Immunomodulation of pancreatic islet allografts in mice with CTLA4Ig secreting muscle cells

In an effort to create a model of in vivo production of immunosuppressants, we have transfected C2C12 muscle cells (H-2^k) with the cDNA for CTLA4Ig, a fusion protein that prevents the activation of T cells by blocking the costimulatory signal transduced by the T cell receptors CD28 and CTLA4. CTLA4Ig-secreting clones were cotransplanted with islets as composite grafts in the renal subcapsular space of diabetic mice. When the myoblasts were syngeneic to C3H/HeJ hosts (H-2^k), there was a significant prolongation of survival of allogeneic C57B1/6J (H-2^b) islets from a mean 11.0 days to 31.7 days.
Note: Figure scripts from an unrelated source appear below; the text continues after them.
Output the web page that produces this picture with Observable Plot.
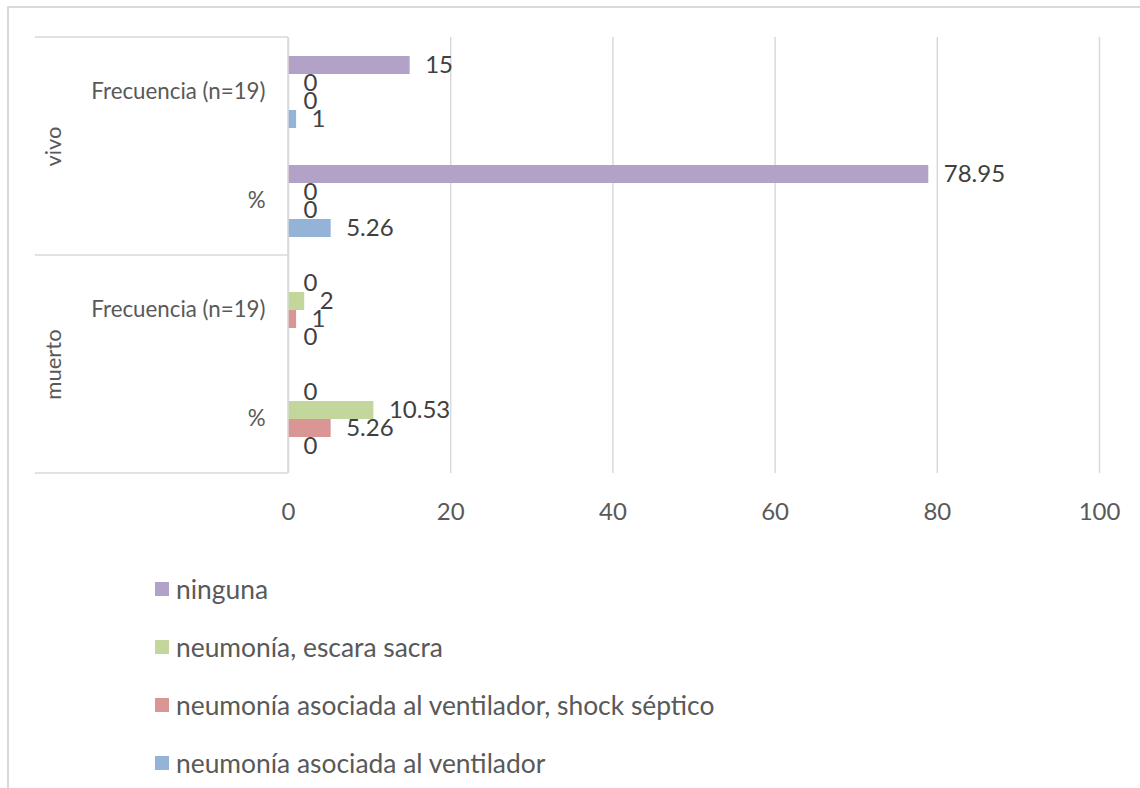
<!DOCTYPE html>
<html>
<head>
<meta charset="utf-8">
<script src="https://cdn.jsdelivr.net/npm/d3@7"></script>
<script src="https://cdn.jsdelivr.net/npm/@observablehq/plot@0.6"></script>
<style>
  html, body { margin: 0; padding: 0; background: #fff; overflow: hidden; width: 1140px; height: 788px; }
  #frame { position: absolute; left: 7px; top: 6px; width: 1300px; height: 900px;
           border-left: 2px solid #d9d9d9; border-top: 2px solid #d9d9d9; }
  #chart { position: absolute; left: 0; top: 0; }
  #legend { position: absolute; left: 155px; top: 560px; font-family: Lato, sans-serif; font-size: 26.4px; color: #595959; }
  .item { height: 58px; display: flex; align-items: center; white-space: nowrap; }
  .sw { width: 14px; height: 14px; margin-right: 7px; flex: none; }
</style>
</head>
<body>
<div id="frame"></div>
<div id="chart"></div>
<div id="legend"></div>
<script>
// ---- data ----
const groups = ["vivo", "muerto"];
const measures = ["Frecuencia (n=19)", "%"];
const series = [
  "ninguna",
  "neumonía, escara sacra",
  "neumonía asociada al ventilador, shock séptico",
  "neumonía asociada al ventilador"
];
const colors = ["#B3A2C7", "#C3D69B", "#D99694", "#95B3D7"];
const vivoFrecuencia = [15, 0, 0, 1];
const vivoPorcentaje = [78.95, 0, 0, 5.26];
const muertoFrecuencia = [0, 2, 1, 0];
const muertoPorcentaje = [0, 10.53, 5.26, 0];
const xTicks = [0, 20, 40, 60, 80, 100];

// ---- table ----
const valuesByRow = {
  "vivo|Frecuencia (n=19)": vivoFrecuencia,
  "vivo|%": vivoPorcentaje,
  "muerto|Frecuencia (n=19)": muertoFrecuencia,
  "muerto|%": muertoPorcentaje
};
const rowKeys = [];
groups.forEach(g => measures.forEach(m => rowKeys.push(g + "|" + m)));
const data = [];
rowKeys.forEach(r => series.forEach((s, i) => data.push({row: r, series: s, value: valuesByRow[r][i]})));
const groupLabels = groups.map(g => ({group: g, row: g + "|" + measures[0]}));

const chart = Plot.plot({
  width: 1140,
  height: 540,
  marginLeft: 288,
  marginRight: 41,
  marginTop: 36,
  marginBottom: 67,
  style: {fontFamily: "Lato, sans-serif", background: "transparent", overflow: "visible"},
  x: {domain: [0, 100], axis: null},
  y: {domain: series, paddingInner: 0, paddingOuter: 0.93, axis: null},
  fy: {domain: rowKeys, padding: 0, axis: null},
  color: {domain: series, range: colors},
  marks: [
    Plot.gridX(xTicks, {stroke: "#d9d9d9", strokeOpacity: 1, strokeWidth: 1.5}),
    Plot.axisX(xTicks, {tickSize: 0, tickPadding: 29, fontSize: 24, fill: "#595959", label: null}),
    Plot.axisFy({anchor: "left", tickSize: 0, tickPadding: 23, fontSize: 22.3, fill: "#595959",
                 tickFormat: d => d.split("|")[1], label: null}),
    Plot.barX(data, {fy: "row", y: "series", x: "value", fill: "series"}),
    Plot.text(data, {fy: "row", y: "series", x: "value", text: d => String(d.value),
                     textAnchor: "start", dx: 15, fontSize: 24, fill: "#404040"}),
    Plot.text(groupLabels, {fy: "row", text: "group", frameAnchor: "bottom-left", rotate: -90,
                            textAnchor: "middle", lineAnchor: "middle", dx: -235, fontSize: 22, fill: "#595959"})
  ]
});
document.getElementById("chart").appendChild(chart);

// hierarchical category-axis frame lines, positioned from Plot's own scales
const fyScale = chart.scale("fy");
const xScale = chart.scale("x");
const xStart = xScale.range[0];
const bandW = fyScale.bandwidth;
const yTop = fyScale.apply(rowKeys[0]);
const yBottom = fyScale.apply(rowKeys[rowKeys.length - 1]) + bandW;
const yMid = fyScale.apply("muerto|" + measures[0]);
const svgSel = d3.select(chart);
const lines = svgSel.append("g").attr("stroke", "#d9d9d9").attr("stroke-width", 1.5);
[yTop, yMid, yBottom].forEach(y => lines.append("line").attr("x1", 35).attr("x2", xStart).attr("y1", y).attr("y2", y));
lines.append("line").attr("x1", xStart).attr("x2", xStart).attr("y1", yTop).attr("y2", yBottom);

// legend
const legendSel = d3.select("#legend");
series.forEach((s, i) => {
  const it = legendSel.append("div").attr("class", "item");
  it.append("div").attr("class", "sw").style("background", colors[i]);
  it.append("span").text(s);
});
</script>
</body>
</html>
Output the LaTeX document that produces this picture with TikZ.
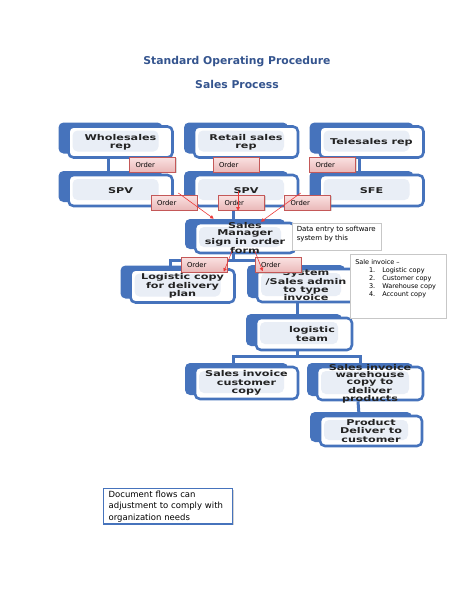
\documentclass[tikz,border=0pt]{standalone}
\usepackage{fontspec}
\setmainfont{DejaVu Sans}
\setsansfont{DejaVu Sans}
\newfontfamily\boxfont{DejaVu Sans}[FakeStretch=1.4]
\usetikzlibrary{calc,shadows,arrows.meta,backgrounds}

\definecolor{sopblue}{RGB}{70,115,188}
\definecolor{soptitle}{RGB}{52,84,142}
\definecolor{sopinner}{RGB}{233,238,246}
\definecolor{ordertop}{RGB}{250,226,226}
\definecolor{orderbot}{RGB}{234,184,184}
\definecolor{orderline}{RGB}{196,88,88}
\definecolor{redline}{RGB}{236,58,58}
\definecolor{boxink}{RGB}{35,35,35}

\tikzset{
  sopbox/.style={draw=sopblue, line width=2.6pt, rounded corners=5pt, fill=white,
    minimum width=104pt, minimum height=31pt, inner sep=0pt,
    general shadow={fill=sopblue, shadow xshift=-10pt, shadow yshift=4pt},
    path picture={\fill[sopinner] ([xshift=4pt,yshift=6pt]path picture bounding box.south west)
      rectangle ([xshift=-14pt,yshift=-4pt]path picture bounding box.north east);}},
  boxtxt/.style={font=\boxfont\bfseries\fontsize{8}{8.3}\selectfont, text=boxink,
    align=center, inner sep=0pt},
  tighttxt/.style={boxtxt, font=\boxfont\bfseries\fontsize{8}{7.5}\selectfont},
  ordertag/.style={draw=orderline, line width=0.7pt, top color=ordertop, bottom color=orderbot,
    drop shadow={shadow xshift=1pt, shadow yshift=-1pt, opacity=0.3},
    minimum height=15pt, text width=34pt, inner xsep=6pt, inner ysep=0pt, align=left,
    font=\fontsize{6.8}{8}\selectfont},
  redarrow/.style={draw=redline, line width=0.6pt, -{Triangle[length=3.5pt,width=3.5pt]}},
  tree/.style={draw=sopblue, line width=3pt},
  notebox/.style={draw=black!22, line width=0.6pt, fill=white, anchor=north west,
    drop shadow={shadow xshift=1pt, shadow yshift=-1pt, opacity=0.2},
    inner sep=5pt, font=\fontsize{7}{9}\selectfont}
}

\begin{document}
\begin{tikzpicture}[x=1pt,y=-1pt]
  \useasboundingbox (0,0) rectangle (474,613);

  % title
  \node[font=\bfseries\fontsize{10.8}{13}\selectfont, text=soptitle] (title) at (237,62) {Standard Operating Procedure};
  \node[font=\bfseries\fontsize{10.8}{13}\selectfont, text=soptitle] (subtitle) at (237,84) {Sales Process};

  % first two rows
  \node[sopbox, label={[boxtxt]center:{Wholesales\\rep}}] (whole) at (120.5,142) {};
  \node[sopbox, label={[boxtxt]center:{Retail sales\\rep}}] (retail) at (246,142) {};
  \node[sopbox, label={[boxtxt]center:{Telesales rep}}] (tele) at (371.5,142) {};
  \node[sopbox, label={[boxtxt]center:{SPV}}] (spv1) at (120.5,190.5) {};
  \node[sopbox, label={[boxtxt]center:{SPV}}] (spv2) at (246,190.5) {};
  \node[sopbox, label={[boxtxt]center:{SFE}}] (sfe) at (371.5,190.5) {};

  % manager and after
  \node[sopbox, minimum width=100pt, minimum height=30pt,
    label={[tighttxt]center:{Sales\\Manager\\sign in order\\form}}] (mgr) at (245,238) {};
  \node[sopbox, minimum height=33pt,
    label={[boxtxt]center:{Logistic copy\\for delivery\\plan}}] (logcopy) at (182.5,286) {};
  \node[sopbox, minimum width=98pt, minimum height=33pt,
    label={[tighttxt]center:{System\\/Sales admin\\to type\\invoice}}] (sys) at (306,285.5) {};
  \node[sopbox, minimum width=96pt, minimum height=32pt,
    label={[boxtxt, xshift=8pt]center:{logistic\\team}}] (team) at (304,334) {};
  \node[sopbox, minimum width=103pt, minimum height=32pt,
    label={[boxtxt]center:{Sales invoice\\customer\\copy}}] (custcopy) at (246.5,383) {};
  \node[sopbox, minimum width=106pt, minimum height=33pt,
    label={[tighttxt, font=\boxfont\bfseries\fontsize{8}{7.3}\selectfont]center:{Sales invoice\\warehouse\\copy to\\deliver\\products}}] (whinv) at (370,383.5) {};
  \node[sopbox, minimum width=102pt, minimum height=30pt,
    label={[boxtxt]center:{Product\\Deliver to\\customer}}] (product) at (371,431) {};

  % tree lines behind the boxes
  \begin{scope}[on background layer]
    \draw[tree] ($(whole.south)+(-12,0)$) -- ($(spv1.north)+(-12,0)$);
    \draw[tree] ($(retail.south)+(-12,0)$) -- ($(spv2.north)+(-12,0)$);
    \draw[tree] ($(tele.south)+(-12,0)$) -- ($(sfe.north)+(-12,0)$);
    \draw[tree] ($(spv2.south)+(-13,0)$) -- ($(mgr.north)+(-12,0)$);
    \draw[tree] ($(mgr.south)+(-12,0)$) -- ++(0,6) -| ($(logcopy.north)+(-12,0)$);
    \draw[tree] ($(mgr.south)+(-12,6)$) -| ($(sys.north)+(-12,0)$);
    \draw[tree] ($(sys.south)+(-9,0)$) -- ($(team.north)+(-7,0)$);
    \draw[tree] ($(team.south)+(-7,0)$) -- ++(0,5) -| ($(custcopy.north)+(-13.5,0)$);
    \draw[tree] ($(team.south)+(-7,5)$) -| ($(whinv.north)+(-10,0)$);
    \draw[tree] ($(whinv.south)+(-12,0)$) -- ($(product.north)+(-12,0)$);
  \end{scope}

  % side notes
  \node[notebox, minimum width=89pt, inner sep=3pt] (dataentry) at (292,223)
    {\parbox[c][21pt][t]{80pt}{Data entry to software\\system by this}};
  \node[notebox, font=\fontsize{6.5}{8}\selectfont] (saleinv) at (350,254)
    {\parbox[c][54pt][t]{86pt}{Sale invoice --\\
      \hspace*{14pt}\makebox[6pt][r]{1.}\hspace{7pt}Logistic copy\\
      \hspace*{14pt}\makebox[6pt][r]{2.}\hspace{7pt}Customer copy\\
      \hspace*{14pt}\makebox[6pt][r]{3.}\hspace{7pt}Warehouse copy\\
      \hspace*{14pt}\makebox[6pt][r]{4.}\hspace{7pt}Account copy}};

  % order tags
  \node[ordertag] (o1) at (152.5,164.5) {Order};
  \node[ordertag] (o2) at (236,164.5) {Order};
  \node[ordertag] (o3) at (332.5,164.5) {Order};
  \node[ordertag] (o4) at (174,202.5) {Order};
  \node[ordertag] (o5) at (241.5,202.5) {Order};
  \node[ordertag] (o6) at (307.5,202.5) {Order};
  \node[ordertag] (o7) at (204,264.5) {Order};
  \node[ordertag] (o8) at (278,265) {Order};

  % red arrows
  \draw[redarrow] ($(spv1.east)+(4.5,2.5)$) -- ($(mgr.north west)+(20,-3)$);
  \draw[redarrow] ($(spv2.center)+(-8,0)$) -- ($(mgr.north)+(-7,-11)$);
  \draw[redarrow] ($(sfe.west)+(-17.5,2.5)$) -- ($(mgr.north)+(16,0)$);
  \draw[redarrow] ($(mgr.south)+(-13,-3)$) -- ($(logcopy.north east)+(-12,3.5)$);
  \draw[redarrow] ($(mgr.south)+(10,-3)$) -- ($(sys.north west)+(7,3.5)$);

  % bottom note
  \node[draw=sopblue, line width=1.3pt, fill=white, anchor=north west,
    drop shadow={shadow xshift=1.5pt, shadow yshift=-1.5pt, opacity=0.35},
    inner xsep=5pt, inner ysep=2pt, text width=119pt, align=left,
    font=\fontsize{8.5}{11.5}\selectfont] (docnote) at (103,488)
    {Document flows can\\adjustment to comply with\\organization needs};
\end{tikzpicture}
\end{document}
When the graft was completely allogeneic (H-2^k myoblasts and islets into H-2^b recipients), there was no benefit in survival. A transient blockade of LFA-1 with the mAb M17 was synergistic in this combination: 8 out of 12 C57B1/6J recipients achieved long-term acceptance. Systemic CTLA4Ig levels were detected up to 60 days after transplantation. In conclusion, we have shown that C2C12 muscle cells can be genetically engineered to secrete functional CTLA4Ig and that they can be used as a gene reservoir for the continuous in vivo production of CTLA4Ig to modulate the survival of islet cell allografts.